River tells her the consequences of that decision, that she’ll be ripped to shreds, spread over the Doctors life copies, of copies, of copies of herself and the actual Clara, the one here and now, will no longer exist. Clara argues that this has already happened so it must be what she does and River has to agree, so over the Doctors dying protests Clara enters his timeline and puts right everything the Great Intelligence destroyed.
The Doctor, now himself once more, decides to enter his own timeline to save Clara, after all she’s saved him hundreds of times. The virtual River tries to stop him at which point the Doctor acknowledges her presence, he could see her all along but chose not to as it was too painful for him. They have a wee romantic exchange and River tells him that if Clara died entering his timeline then why is the conference call link between them still on. The Doctor asks why and in typical River Song fashion we get the answer, “Spoilers!” So into his timeline the Doctor goes.
The Doctor locates Clara inside his timeline and as they prepare to try and leave Clara notices a silhouette she doesn’t recognise whom the Doctor eventually admits is him. Confused, Clara asks why she hasn’t seen this one before, and the Doctor tells her that this regeneration isn’t the Doctor, that in Gallifrey you take on a moniker and live by that code. There have been 11 Doctors in time and one additional entity. At this point the Silhouette states, “What I did, I did in the name of peace and sanity,” to which the Doctor agrees, and adds, “but not in the name of the Doctor!” The figure turns around and on screen letters read: Introducing John Hurt .. as .. The Doctor. The end credits then start by stating the 50th anniversary special will air November 23rd.
So all in all it was a pretty decent story, it’s an excellent lead in to the anniversary special that promises a lot and I’ll get to it later. My one gripe with this episode, well two related gripes actually, are the Great Intelligence and the Whisper Men. We know that the Great Intelligence is a non-corporeal thing that we have met twice before (The Snowmen and The Bells of St Johns). Both times defeated by the Doctor, but if it can time travel then why not change that? Probably due to the standard “fixed point in time” excuse, but is that something we should have known, and, really, would a Who monster care about crossing its own timeline?
Also, what purpose are the Whisper Men, and what exactly are they? They have the hall marks of a great Who monster even if they are a complete rip off of the Gentlemen from Buffy. I loved the look of them, I loved the fact that the speak (whisper?) in unison and everything they say is in nursery rhyme form. Anyone who has seen the original Nightmare on Elm Street will lap that up. As they work for (are?) the Great Intelligence we now know they can travel throughout time so there is definite repeat potential there, but they seemed more of a plot mechanic in this episode, there was no real substance to the threat of them which seemed to me an opportunity missed.
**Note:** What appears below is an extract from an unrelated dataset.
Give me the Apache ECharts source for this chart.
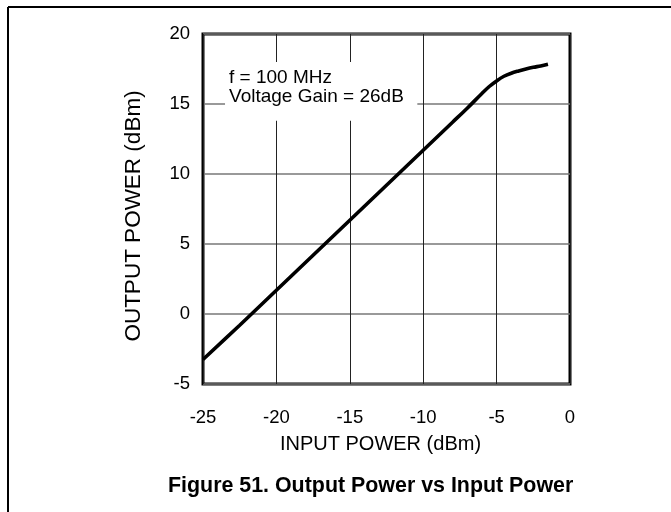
<!DOCTYPE html>
<html>
<head>
<meta charset="utf-8">
<script src="https://cdn.jsdelivr.net/npm/echarts@6/dist/echarts.min.js"></script>
<style>
  html, body { margin: 0; padding: 0; background: #fff; }
  #chart { width: 671px; height: 512px; }
</style>
</head>
<body>
<div id="chart"></div>
<script>
// Data
const inputPower = [-25, -22.5, -20, -17.5, -15, -12.5, -10, -8, -7, -6, -5.5, -5, -4.5, -4, -3.5, -3, -2.5, -2, -1.5];
const outputPower = [-3.25, -0.8, 1.7, 4.2, 6.7, 9.2, 11.7, 13.7, 14.7, 15.75, 16.25, 16.65, 16.98, 17.2, 17.36, 17.5, 17.62, 17.72, 17.84];
const xTicks = [-25, -20, -15, -10, -5, 0];
const yTicks = [-5, 0, 5, 10, 15, 20];
const annotationLines = ['f = 100 MHz', 'Voltage Gain = 26dB'];
const xTitle = 'INPUT POWER (dBm)';
const yTitle = 'OUTPUT POWER (dBm)';
const figTitle = 'Figure 51. Output Power vs Input Power';

const FONT = '"Liberation Sans", Arial, Helvetica, sans-serif';
const chart = echarts.init(document.getElementById('chart'), null, { renderer: 'canvas' });

const frame = [
  { type: 'line', shape: { x1: 8, y1: 7, x2: 671, y2: 7 }, style: { stroke: '#000', lineWidth: 2 } },
  { type: 'line', shape: { x1: 8, y1: 7, x2: 8, y2: 512 }, style: { stroke: '#000', lineWidth: 2 } }
];

const option = {
  animation: false,
  backgroundColor: '#fff',
  title: {
    text: figTitle,
    left: 168,
    top: 476,
    padding: 0,
    textStyle: { fontFamily: FONT, fontSize: 21.4, fontWeight: 'bold', color: '#000' }
  },
  grid: {
    left: 203, right: 101, top: 34, bottom: 128,
    show: true, borderColor: '#000', borderWidth: 3, backgroundColor: 'transparent'
  },
  xAxis: {
    type: 'value',
    min: xTicks[0], max: xTicks[xTicks.length - 1], interval: 5,
    name: xTitle, nameLocation: 'middle', nameGap: 50,
    nameTextStyle: { fontFamily: FONT, fontSize: 20, color: '#000', padding: [0, 12, 0, 0] },
    axisLine: { show: false },
    axisTick: { show: false },
    axisLabel: { fontFamily: FONT, fontSize: 18.5, color: '#000', margin: 24 },
    splitLine: { show: true, lineStyle: { color: '#222', width: 1 } }
  },
  yAxis: {
    type: 'value',
    min: yTicks[0], max: yTicks[yTicks.length - 1], interval: 5,
    name: yTitle, nameLocation: 'middle', nameGap: 58, nameRotate: 90,
    nameTextStyle: { fontFamily: FONT, fontSize: 22.5, color: '#000', padding: [0, 14, 0, 0] },
    axisLine: { show: false },
    axisTick: { show: false },
    axisLabel: { fontFamily: FONT, fontSize: 18.5, color: '#000', margin: 13 },
    splitLine: { show: true, lineStyle: { color: '#777', width: 1.5 } }
  },
  series: [{
    type: 'line',
    data: inputPower.map((x, i) => [x, outputPower[i]]),
    symbol: 'none',
    smooth: 0.35,
    lineStyle: { color: '#000', width: 3.6 },
    z: 5
  }],
  graphic: frame
};
chart.setOption(option);

// Annotation box anchored in data coordinates
const tl = chart.convertToPixel({ gridIndex: 0 }, [-23.5, 18.0]);
const br = chart.convertToPixel({ gridIndex: 0 }, [-10.4, 13.8]);
chart.setOption({
  graphic: frame.concat([
    { type: 'rect', shape: { x: tl[0], y: tl[1], width: br[0] - tl[0], height: br[1] - tl[1] }, style: { fill: '#fff' }, z: 10 },
    { type: 'text', x: tl[0] + 4, y: tl[1] + 6, z: 11,
      style: { text: annotationLines.join('\n'), fontFamily: FONT, fontSize: 19, lineHeight: 19.5, fill: '#000' } }
  ])
});
</script>
</body>
</html>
I really believe this is purely down to the program format, one forty-five minute episode per story just doesn’t cut it. Oh how wish they would return to the three thirty-minute or two forty-five minute story formats of legacy Doctor Who. How great would it be to have Doctor Who starting on Saturday and concluding on the Sunday? The BBC would nail the ratings on two prime time evenings, but I guess the reality is that the production costs would prohibit this. So, yeah, the Whisper Men: Great potential, poorly executed.
That was the only downside though, in general I thought the episode did exactly what is said on the box. I knew there was no way Moffat would reveal the Doctor’s name and he didn’t, it was a play on words, cheating the audience perhaps, but it got everyone talking about it. It was also the first time that the new series truly embraced the old series, there was actual interaction there on a personal level for the Doctor, not just the appearance of an old enemy. Actually something tangible to link the incarnations of the Doctor. For people born in the 90’s this probably wouldn’t mean all that much, but to me there was a sense of catharsis there, a real relation between Matt Smith and the 10 preceding Doctors, all sewn together by Jenna Louise Coleman’s impossible girl. To me this is what made the episode special, almost like the first steps taken in healing, what I perceive as, the rift Russell T Davies caused when he launched the franchise reboot.
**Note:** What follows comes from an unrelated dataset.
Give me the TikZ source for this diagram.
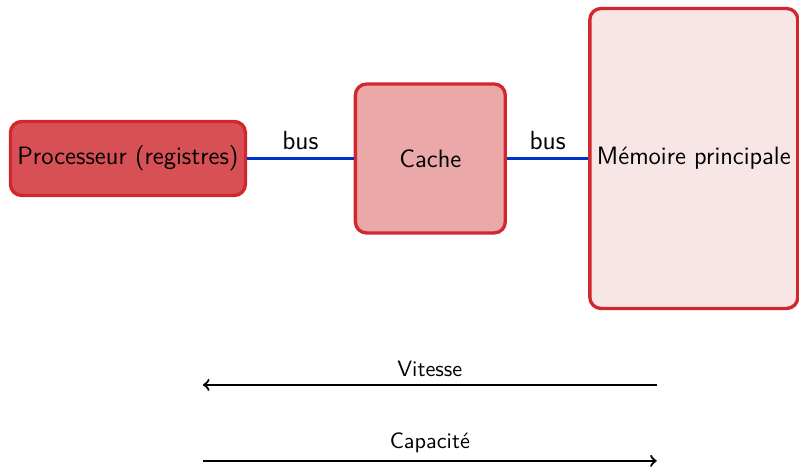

Then there is John Hurt. What a cliff-hanger that turned out to be! You can watch it again below. I had heard rumour that he was in the anniversary special as a Doctor, specifically the Doctor from the Time War. This would make him Doctor number nine, meaning Matt Smith is actually Doctor number twelve. This is huge. This means that the next Doctor, as prophesised by the Master in Trial of a Time Lord, would be the Valeyard. Indeed, the Great Intelligence mentioned this as one of the Doctors names earlier in the episode. For those who don’t know the Valeyard, this is what the Master told the Doctor: “There is some evil in all of us, Doctor – even you. The Valeyard is an amalgamation of the darker sides of your nature, somewhere between your twelfth and final incarnation, and I may say you do not improve with age.”
I’m intrigued to find out how this now affects the Whoniverse, not that I am in any way wanting Matt Smiths tenure as the Doctor to finish anytime soon, but now I know this I kinda do too.
I wrote an opinion piece on Doctor Who some weeks back. In it I argued that, despite its success, Russell T Davies sort of destroyed a lot of what I loved about Doctor Who and how I wished that the events ending the Time War, the imprisoning of Gallifrey in time, could be overturned. It seemed a cheap move to me to say that all the Time Lords, the self professed protectors of space and time, all of a sudden became maddened oligarchs lead by the long dead Time Lord (that discovered time travel and helped the Time Lords evolve into the benefactors of the universe) and were about to destroy space and time just to kill off the Daleks. My one wish for the anniversary special was that Moffat would right this wrong.